‘Man Goes to Man. He is Weeping in the Jungle’.

In my previous post I included this quotation without giving a source. It is of course from the final Mowgli story, The Spring Running’ from Kipling’s The Second Jungle Book. I’ve been pondering over those lines, with their elegiac note as the now -adult Mowgli leaves the forest. As the old half-blind bear Baloo ( which is of course the Hindi word for the sloth bear) puts it ‘who shall question Man in his ways?’. I saw a Sloth Bear yesterday in the Park, just long enough to register the thought that the black object shuffling through the bushes looked like an old man in a badly fitting scruffy fur coat. It’s an easy mistake to make as the wealth of names thrown up by bear cults around the world suggest. Many years ago while a research student I came across a lovely book on the Circumpolar Bear Cult in the Northern Hemisphere by an anthropologist in the 1920′s. I wish I had it now to dip into as it is a treasure trove of curious myth and fable about what traditional cultures call the Big Fellow. Kipling of course has a chilling poem about Adam Zad (Son of Adam) the traditional name for the bear amongst the Kashmiris, which is a barely-veiled warning against Russian Imperialism in Asia. He so disliked Russia that his last will insisted that there should be no investment in Russian stocks by his executors.
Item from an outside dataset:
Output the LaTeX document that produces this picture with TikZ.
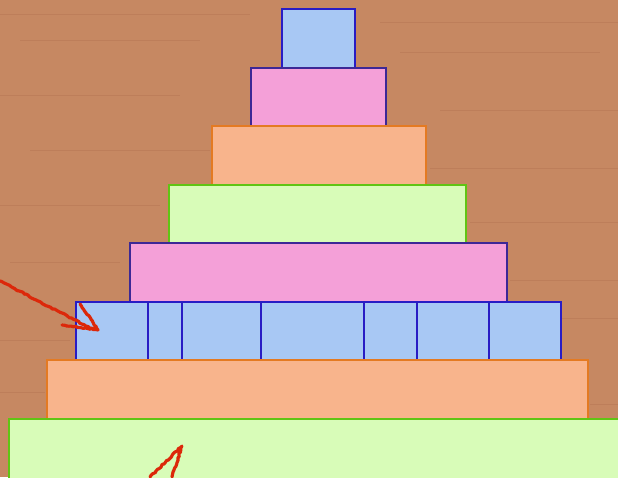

I’ve reproduced the first two stanzas below, but should say that I was once charged by a sloth bear protecting her cub in Chitwan in Nepal. Luckily I was in a group and she backed off after a threat display but the speed of the angry mother was terrifying.

 

YEARLY, with tent and rifle, our careless white men go
By the Pass called Muttianee, to shoot in the vale below.
Yearly by Muttianee he follows our white men in -
Matun, the old blind beggar, bandaged from brow to chin.

Eyeless, noseless, and lipless – toothless, broken of speech,
Seeking a dole at the doorway he mumbles his tale to each;
Over and over the story, ending as he began:
“Make ye no truce with Adam-zad – the Bear that walks like a Man!